Work to be completed
Leaving the pictures aside, transcribe every line below exactly.

# # # # # # #

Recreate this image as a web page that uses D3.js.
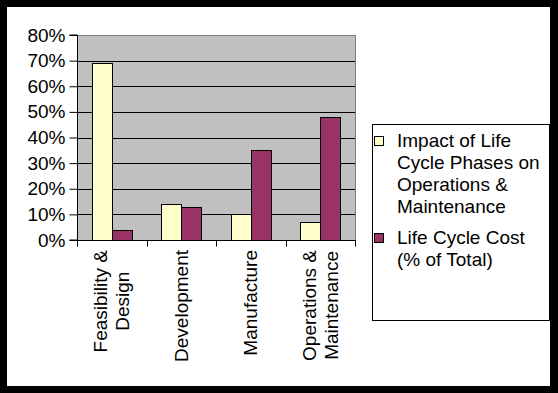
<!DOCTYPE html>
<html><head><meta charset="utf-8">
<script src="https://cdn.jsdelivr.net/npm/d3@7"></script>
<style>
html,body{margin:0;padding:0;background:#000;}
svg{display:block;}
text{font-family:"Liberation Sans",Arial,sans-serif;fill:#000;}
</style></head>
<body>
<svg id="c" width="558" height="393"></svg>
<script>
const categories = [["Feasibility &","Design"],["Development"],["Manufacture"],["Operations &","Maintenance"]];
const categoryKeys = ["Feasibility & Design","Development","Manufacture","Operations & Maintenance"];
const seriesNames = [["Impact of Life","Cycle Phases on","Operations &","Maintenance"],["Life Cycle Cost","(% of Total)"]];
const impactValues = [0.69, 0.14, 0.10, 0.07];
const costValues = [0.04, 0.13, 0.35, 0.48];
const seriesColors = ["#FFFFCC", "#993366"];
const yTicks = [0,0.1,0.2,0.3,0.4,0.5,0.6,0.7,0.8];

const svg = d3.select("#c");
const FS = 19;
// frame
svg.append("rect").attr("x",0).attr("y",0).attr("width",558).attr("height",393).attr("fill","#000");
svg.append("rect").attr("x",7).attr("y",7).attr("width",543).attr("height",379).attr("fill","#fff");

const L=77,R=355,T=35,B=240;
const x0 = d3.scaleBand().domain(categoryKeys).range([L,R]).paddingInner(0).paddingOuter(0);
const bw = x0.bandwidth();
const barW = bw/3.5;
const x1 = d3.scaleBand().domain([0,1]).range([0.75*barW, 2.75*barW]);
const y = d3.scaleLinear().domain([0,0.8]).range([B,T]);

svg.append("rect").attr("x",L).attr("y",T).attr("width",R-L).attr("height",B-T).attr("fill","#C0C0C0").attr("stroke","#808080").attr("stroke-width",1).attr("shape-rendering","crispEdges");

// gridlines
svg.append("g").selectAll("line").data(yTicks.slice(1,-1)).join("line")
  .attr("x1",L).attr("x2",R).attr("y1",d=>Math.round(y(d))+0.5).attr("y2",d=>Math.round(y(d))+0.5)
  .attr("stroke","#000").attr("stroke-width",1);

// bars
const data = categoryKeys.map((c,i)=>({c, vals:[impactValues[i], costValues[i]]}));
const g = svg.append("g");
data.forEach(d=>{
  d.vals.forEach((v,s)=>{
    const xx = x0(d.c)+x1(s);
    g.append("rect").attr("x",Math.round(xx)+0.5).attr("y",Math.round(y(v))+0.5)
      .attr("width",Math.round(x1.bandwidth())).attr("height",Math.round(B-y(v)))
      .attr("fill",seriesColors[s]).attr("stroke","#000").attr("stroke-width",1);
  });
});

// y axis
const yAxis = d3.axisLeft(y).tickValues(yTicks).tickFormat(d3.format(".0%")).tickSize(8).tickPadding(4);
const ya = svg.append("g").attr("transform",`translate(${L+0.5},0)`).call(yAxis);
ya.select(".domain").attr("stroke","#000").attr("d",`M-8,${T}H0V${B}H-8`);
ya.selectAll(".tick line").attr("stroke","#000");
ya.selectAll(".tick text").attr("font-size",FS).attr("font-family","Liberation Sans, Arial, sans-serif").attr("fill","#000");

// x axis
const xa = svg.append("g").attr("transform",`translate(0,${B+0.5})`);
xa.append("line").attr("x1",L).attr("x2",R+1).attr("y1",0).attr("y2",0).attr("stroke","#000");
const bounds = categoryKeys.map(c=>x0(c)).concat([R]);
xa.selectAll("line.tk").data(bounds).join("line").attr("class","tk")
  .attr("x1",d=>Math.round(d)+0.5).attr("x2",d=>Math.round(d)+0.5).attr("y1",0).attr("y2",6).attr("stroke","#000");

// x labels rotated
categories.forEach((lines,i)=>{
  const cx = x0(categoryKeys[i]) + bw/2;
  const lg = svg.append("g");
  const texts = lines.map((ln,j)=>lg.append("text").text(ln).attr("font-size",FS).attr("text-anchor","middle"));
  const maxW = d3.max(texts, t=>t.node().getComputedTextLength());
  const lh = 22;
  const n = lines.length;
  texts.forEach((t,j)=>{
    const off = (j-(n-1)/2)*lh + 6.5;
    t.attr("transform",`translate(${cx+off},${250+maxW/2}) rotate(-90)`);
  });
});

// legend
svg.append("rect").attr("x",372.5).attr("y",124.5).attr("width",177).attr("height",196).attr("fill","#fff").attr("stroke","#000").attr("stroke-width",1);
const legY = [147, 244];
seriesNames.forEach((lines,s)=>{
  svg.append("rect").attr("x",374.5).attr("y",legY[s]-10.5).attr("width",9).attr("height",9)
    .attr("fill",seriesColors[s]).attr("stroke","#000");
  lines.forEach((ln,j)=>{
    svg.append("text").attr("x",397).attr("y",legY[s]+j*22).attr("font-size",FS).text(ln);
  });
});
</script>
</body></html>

# # # # # # #

Answer to the exercise
Recreate this image as a web page that uses D3.js.
<!DOCTYPE html>
<html><head><meta charset="utf-8">
<script src="https://cdn.jsdelivr.net/npm/d3@7"></script>
<style>
html,body{margin:0;padding:0;background:#000;}
svg{display:block;}
text{font-family:"Liberation Sans",Arial,sans-serif;fill:#000;}
</style></head>
<body>
<svg id="c" width="558" height="393"></svg>
<script>
const categories = [["Feasibility &","Design"],["Development"],["Manufacture"],["Operations &","Maintenance"]];
const categoryKeys = ["Feasibility & Design","Development","Manufacture","Operations & Maintenance"];
const seriesNames = [["Impact of Life","Cycle Phases on","Operations &","Maintenance"],["Life Cycle Cost","(% of Total)"]];
const impactValues = [0.69, 0.14, 0.10, 0.07];
const costValues = [0.04, 0.13, 0.35, 0.48];
const seriesColors = ["#FFFFCC", "#993366"];
const yTicks = [0,0.1,0.2,0.3,0.4,0.5,0.6,0.7,0.8];

const svg = d3.select("#c");
const FS = 19;
// frame
svg.append("rect").attr("x",0).attr("y",0).attr("width",558).attr("height",393).attr("fill","#000");
svg.append("rect").attr("x",7).attr("y",7).attr("width",543).attr("height",379).attr("fill","#fff");

const L=77,R=355,T=35,B=240;
const x0 = d3.scaleBand().domain(categoryKeys).range([L,R]).paddingInner(0).paddingOuter(0);
const bw = x0.bandwidth();
const barW = bw/3.5;
const x1 = d3.scaleBand().domain([0,1]).range([0.75*barW, 2.75*barW]);
const y = d3.scaleLinear().domain([0,0.8]).range([B,T]);

svg.append("rect").attr("x",L).attr("y",T).attr("width",R-L).attr("height",B-T).attr("fill","#C0C0C0").attr("stroke","#808080").attr("stroke-width",1).attr("shape-rendering","crispEdges");

// gridlines
svg.append("g").selectAll("line").data(yTicks.slice(1,-1)).join("line")
  .attr("x1",L).attr("x2",R).attr("y1",d=>Math.round(y(d))+0.5).attr("y2",d=>Math.round(y(d))+0.5)
  .attr("stroke","#000").attr("stroke-width",1);

// bars
const data = categoryKeys.map((c,i)=>({c, vals:[impactValues[i], costValues[i]]}));
const g = svg.append("g");
data.forEach(d=>{
  d.vals.forEach((v,s)=>{
    const xx = x0(d.c)+x1(s);
    g.append("rect").attr("x",Math.round(xx)+0.5).attr("y",Math.round(y(v))+0.5)
      .attr("width",Math.round(x1.bandwidth())).attr("height",Math.round(B-y(v)))
      .attr("fill",seriesColors[s]).attr("stroke","#000").attr("stroke-width",1);
  });
});

// y axis
const yAxis = d3.axisLeft(y).tickValues(yTicks).tickFormat(d3.format(".0%")).tickSize(8).tickPadding(4);
const ya = svg.append("g").attr("transform",`translate(${L+0.5},0)`).call(yAxis);
ya.select(".domain").attr("stroke","#000").attr("d",`M-8,${T}H0V${B}H-8`);
ya.selectAll(".tick line").attr("stroke","#000");
ya.selectAll(".tick text").attr("font-size",FS).attr("font-family","Liberation Sans, Arial, sans-serif").attr("fill","#000");

// x axis
const xa = svg.append("g").attr("transform",`translate(0,${B+0.5})`);
xa.append("line").attr("x1",L).attr("x2",R+1).attr("y1",0).attr("y2",0).attr("stroke","#000");
const bounds = categoryKeys.map(c=>x0(c)).concat([R]);
xa.selectAll("line.tk").data(bounds).join("line").attr("class","tk")
  .attr("x1",d=>Math.round(d)+0.5).attr("x2",d=>Math.round(d)+0.5).attr("y1",0).attr("y2",6).attr("stroke","#000");

// x labels rotated
categories.forEach((lines,i)=>{
  const cx = x0(categoryKeys[i]) + bw/2;
  const lg = svg.append("g");
  const texts = lines.map((ln,j)=>lg.append("text").text(ln).attr("font-size",FS).attr("text-anchor","middle"));
  const maxW = d3.max(texts, t=>t.node().getComputedTextLength());
  const lh = 22;
  const n = lines.length;
  texts.forEach((t,j)=>{
    const off = (j-(n-1)/2)*lh + 6.5;
    t.attr("transform",`translate(${cx+off},${250+maxW/2}) rotate(-90)`);
  });
});

// legend
svg.append("rect").attr("x",372.5).attr("y",124.5).attr("width",177).attr("height",196).attr("fill","#fff").attr("stroke","#000").attr("stroke-width",1);
const legY = [147, 244];
seriesNames.forEach((lines,s)=>{
  svg.append("rect").attr("x",374.5).attr("y",legY[s]-10.5).attr("width",9).attr("height",9)
    .attr("fill",seriesColors[s]).attr("stroke","#000");
  lines.forEach((ln,j)=>{
    svg.append("text").attr("x",397).attr("y",legY[s]+j*22).attr("font-size",FS).text(ln);
  });
});
</script>
</body></html>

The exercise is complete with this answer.